In the first test case, it will be. In the second test case, it will not
(k_2 is guaranteed to get its value from k_9 the first time).
A more robust solution would have to involve some kind of symbolic
processing on our part. Mechanically noticing whether we see undefined
names in PHI nodes will always have this problem.
We could implement some variant of Gated SSA to record predicates in PHI
nodes.
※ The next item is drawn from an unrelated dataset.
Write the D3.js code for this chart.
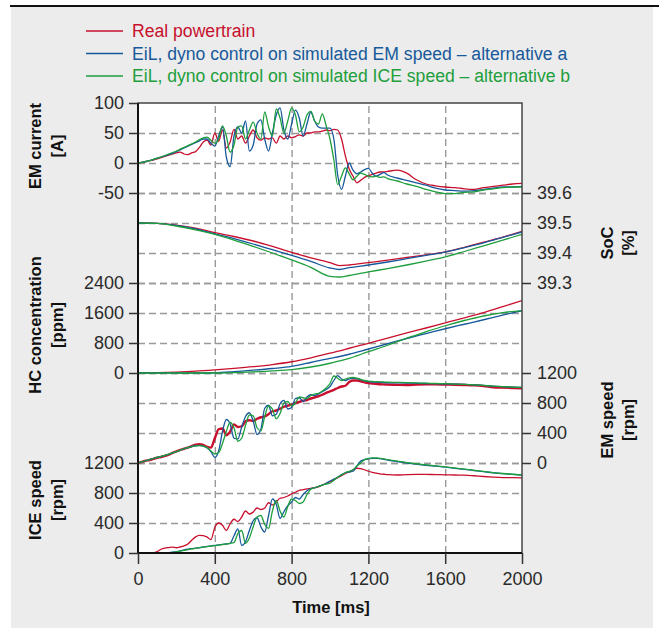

Uses of potentially uninitialized names would have to be analyzed
for two things:
(1) if the use is protected by a predicate with the same value number as
the predicate protecting a real definition, then you don't need to warn.
Assume x_0 is undefined and that pred_5 and pred_9 have the same value
number.
if (pred_5)
x_5 = 3;
x_6 = PHI <x_0, x_5>
...
if (pred_9)
... = x_6;
(2) if we can guarantee that at least one of the PHI arguments with real
definitions will execute at least once, then we don't need to warn. This
is the case in the second test case I described above.
Note, however, that this approach is not foolproof either and I suspect it
would not be trivial to implement. I think it would allow us to not be at
the mercy of the order in which optimizations are executed, but it can be
easily confused in the presence of aliasing and other nasties that prevent
you from computing good value numbers or execution paths. I suspect that
in the extreme, this problem can be reduced to the stopping problem.